Neemias afirma simplesmente, que o que diziam era mentira: “De
tudo o que dizes coisa nenhuma sucedeu; mas tu, do teu coração, o
inventas”. Não há melhor defesa para quem
está comprometido com a obra de Deus, do que a proteção que a
verdade lhe dá. Viver uma vida transparente, honesta, íntegra e
assente na verdade é a base inabalável para prosseguir na obra de
Deus. Com certeza, Neemias sabia que, se essas intrigas chegassem ao
rei, que o conhecia bem, ele saberia que eram mentira. A sua
integridade falaria mais alto. Lembra-nos o texto de Paulo, aos
Romanos, no capítulo 8, versículo 33: “Quem
intentará acusação contra os escolhidos de Deus? É Deus quem os
justifica”.
Para além
de ter as suas prioridades muito bem definidas e de conduzir a sua
vida em verdade, Neemias revela, nos versículos 9 a 11, outras
virtudes. Não só recorre em oração ao Senhor, para que lhe desse
forças, em mais uma das suas orações-relâmpago – “Agora,
pois, ó Deus, fortalece as minhas mãos”,
como resiste a uma subtil tentação lançada por Semaías. Este
sugere a Neemias que, por causa de uma suposta trama para o matar,
ele deveria esconder-se onde ninguém pensaria que ele pudesse estar.
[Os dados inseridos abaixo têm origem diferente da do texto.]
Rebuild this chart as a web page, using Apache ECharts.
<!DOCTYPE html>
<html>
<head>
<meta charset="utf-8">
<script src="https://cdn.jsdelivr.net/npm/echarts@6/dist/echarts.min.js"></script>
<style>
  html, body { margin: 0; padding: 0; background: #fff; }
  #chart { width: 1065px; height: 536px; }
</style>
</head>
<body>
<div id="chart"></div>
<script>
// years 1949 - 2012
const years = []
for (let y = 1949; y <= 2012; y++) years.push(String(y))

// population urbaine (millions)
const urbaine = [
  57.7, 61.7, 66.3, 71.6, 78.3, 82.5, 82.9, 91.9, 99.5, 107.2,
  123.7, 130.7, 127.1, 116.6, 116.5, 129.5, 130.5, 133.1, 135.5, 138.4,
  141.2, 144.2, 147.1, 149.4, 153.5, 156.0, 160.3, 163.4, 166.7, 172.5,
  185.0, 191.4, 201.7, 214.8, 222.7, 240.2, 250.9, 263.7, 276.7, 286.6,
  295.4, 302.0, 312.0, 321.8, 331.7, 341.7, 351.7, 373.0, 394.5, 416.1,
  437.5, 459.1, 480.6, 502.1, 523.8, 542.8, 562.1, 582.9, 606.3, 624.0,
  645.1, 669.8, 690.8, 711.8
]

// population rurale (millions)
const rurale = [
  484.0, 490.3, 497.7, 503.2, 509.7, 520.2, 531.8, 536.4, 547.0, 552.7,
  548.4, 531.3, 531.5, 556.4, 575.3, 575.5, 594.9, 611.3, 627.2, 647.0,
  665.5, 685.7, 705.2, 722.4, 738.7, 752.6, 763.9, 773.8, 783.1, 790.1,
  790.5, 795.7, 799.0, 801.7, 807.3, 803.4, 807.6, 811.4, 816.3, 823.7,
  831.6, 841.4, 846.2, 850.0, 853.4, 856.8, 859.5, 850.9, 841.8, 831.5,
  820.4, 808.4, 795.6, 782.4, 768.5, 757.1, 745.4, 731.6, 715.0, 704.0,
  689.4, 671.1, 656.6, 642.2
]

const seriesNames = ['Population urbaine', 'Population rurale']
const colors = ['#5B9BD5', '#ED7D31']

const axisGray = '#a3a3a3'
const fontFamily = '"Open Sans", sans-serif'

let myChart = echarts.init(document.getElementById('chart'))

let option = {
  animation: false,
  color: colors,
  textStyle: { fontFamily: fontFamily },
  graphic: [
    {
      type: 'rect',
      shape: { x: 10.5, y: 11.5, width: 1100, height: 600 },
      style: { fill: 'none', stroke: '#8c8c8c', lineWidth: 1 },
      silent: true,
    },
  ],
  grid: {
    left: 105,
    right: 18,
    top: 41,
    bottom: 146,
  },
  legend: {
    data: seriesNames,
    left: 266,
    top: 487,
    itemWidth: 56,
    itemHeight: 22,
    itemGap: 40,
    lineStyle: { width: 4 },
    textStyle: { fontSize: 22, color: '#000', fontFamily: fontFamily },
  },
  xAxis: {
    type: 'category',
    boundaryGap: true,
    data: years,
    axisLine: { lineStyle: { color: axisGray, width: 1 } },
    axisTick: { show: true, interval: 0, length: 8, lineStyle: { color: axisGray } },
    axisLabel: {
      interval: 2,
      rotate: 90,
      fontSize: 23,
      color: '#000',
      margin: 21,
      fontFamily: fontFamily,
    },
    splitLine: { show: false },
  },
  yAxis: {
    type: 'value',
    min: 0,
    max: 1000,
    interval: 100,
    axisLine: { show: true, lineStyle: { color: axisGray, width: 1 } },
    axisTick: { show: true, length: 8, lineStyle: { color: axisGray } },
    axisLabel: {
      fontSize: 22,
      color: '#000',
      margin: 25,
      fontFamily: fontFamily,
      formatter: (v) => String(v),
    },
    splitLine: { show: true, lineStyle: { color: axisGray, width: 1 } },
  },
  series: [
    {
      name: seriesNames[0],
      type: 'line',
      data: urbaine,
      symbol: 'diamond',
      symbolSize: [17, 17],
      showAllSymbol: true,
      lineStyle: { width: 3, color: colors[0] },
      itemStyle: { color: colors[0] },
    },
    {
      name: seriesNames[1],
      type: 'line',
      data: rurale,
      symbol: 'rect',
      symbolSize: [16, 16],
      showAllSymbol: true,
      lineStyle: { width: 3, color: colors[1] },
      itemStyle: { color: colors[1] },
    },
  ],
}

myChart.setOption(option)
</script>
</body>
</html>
No interior do templo, onde só os sacerdotes poderiam entrar, os
seus inimigos não o seguiriam e ele ficaria a salvo. Neemias é
assim tentado a quebrar a lei de Deus, sob o pretexto da sua
segurança pessoal. A sua resposta mostra, simultaneamente,
integridade, dependência e coragem:
“Um homem como eu fugiria? E quem há, como
eu, que entre no templo para que viva? De maneira nenhuma entrarei.”
Integridade
porque, mesmo colocando a sua vida em risco, Neemias recusou
desobedecer a lei. Mas, quantas e quantas vezes testemunhamos
situações em que aqueles que deveriam servir na obra de Deus,
aproveitam-se indevidamente dos benefícios da própria obra, para
seu ganho pessoal?
Dependência
porque confiou que o Senhor iria providenciar a proteção de que
necessitava. Não ceder a esta tentação demonstrou que Neemias não
dependia de esquemas e estratégias humanas para a sua proteção,
mas sim da proteção divina.
Coragem
porque, mesmo que a sua própria segurança pessoal estivesse em
causa, ele não fugiria. Continuaria a obra que veio a concluir em 52
dias (versículo 15). Não podemos ficar amedrontados, nem fugir a
cada rugido. Não podemos comprometer a boa conclusão da obra, por
causa do nosso medo. Em vez disso, aquele que tem um elevado nível
de compromisso com a grande obra de Deus, continua-a, corajosamente,
até à sua conclusão, independentemente das tentativas de
intimidação.
Estas
caraterísticas exibidas por Neemias e, com toda a certeza, imitadas
pelo povo que com ele trabalhava, permitiram uma conclusão da
reconstrução do muro de tal forma extraordinária, que todos os
povos ao redor “temeram, e abateram-se muito
em seu próprio conceito, pois perceberam que esta obra [fora
feita] com o auxílio do nosso Deus.”
Neemias não reclama méritos para si, nem para os demais
construtores. Os outros povos perceberam que o que havia sido
realizado não tinha sido por causa da elevada capacidade de
organização, pelos recursos mobilizados ou pelas estratégias de
motivação. Ficou evidente, para todos, que Deus é que tinha
intervindo e realizado a SUA obra. Que esta realidade seja também
evidente nas nossas vidas e nas nossas igrejas!